Sebuah gempa bumi berkekuatan magnitudo 7,7 terjadi di Myanmar dan Thailand pada Jumat, 28 Maret. Gempa tersebut menyebabkan guncangan hebat di sekitar kota Mandalay di Myanmar, berpenduduk 1,5 juta jiwa. Tak lama setelahnya, gempa susulan dengan kekuatan magnitudo 6,4 terjadi di lokasi terdekat, diikuti oleh beberapa gempa kecil lainnya. Meskipun pusat gempa berada di Myanmar, Bangkok di Thailand juga merasakan gempa tersebut, disebabkan oleh efek vibrasi periode panjang yang merespons tanah lunak dan lapisan tebal di wilayah tersebut.
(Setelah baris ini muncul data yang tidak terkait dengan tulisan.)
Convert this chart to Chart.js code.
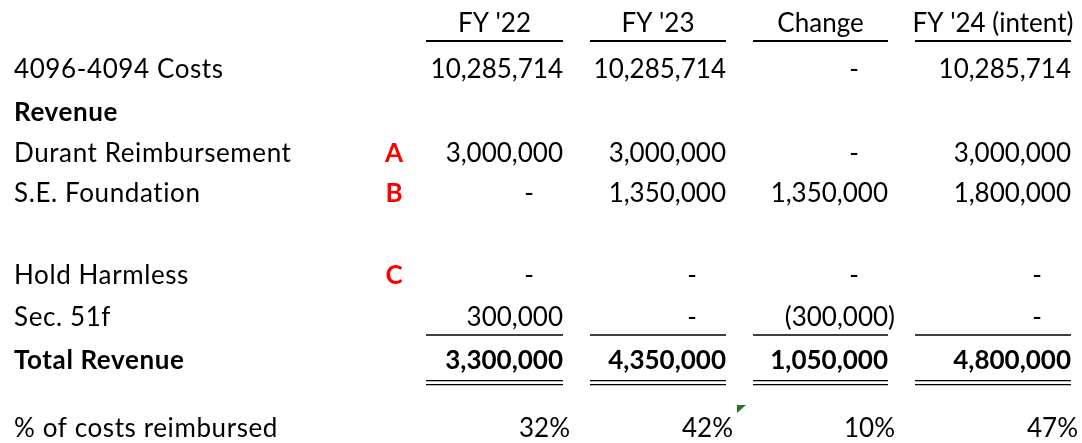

Menurut Kepala Pusat Gempa Bumi dan Tsunami BMKG, Daryono, kerusakan parah di Bangkok disebabkan oleh resonansi yang muncul dari efek gempa jauh. Lapisan sedimen tanah lunak tebal di Bangkok memperparah kerusakan pada gedung-gedung tinggi. Gempa ini juga dipengaruhi oleh aktivitas Sesar Besar Sagaing dan memiliki mekanisme mendatar (strike-slip).
Daryono mengaitkan kejadian ini dengan bencana serupa pada tahun 1985 di Meksiko. Meskipun episentrum gempa berjarak 350 km dari Kota Meksiko, kerusakan hebat terjadi di Mexico City yang dibangun di lahan yang direklamasi. Hal ini menunjukkan bahwa material yang tidak konsolidasi, seperti tanah yang direklamasi, sangat rentan terhadap gempa kuat. Gempa bumi yang terjadi di Asia Tenggara juga berdampak pada kegempaan di wilayah Indonesia.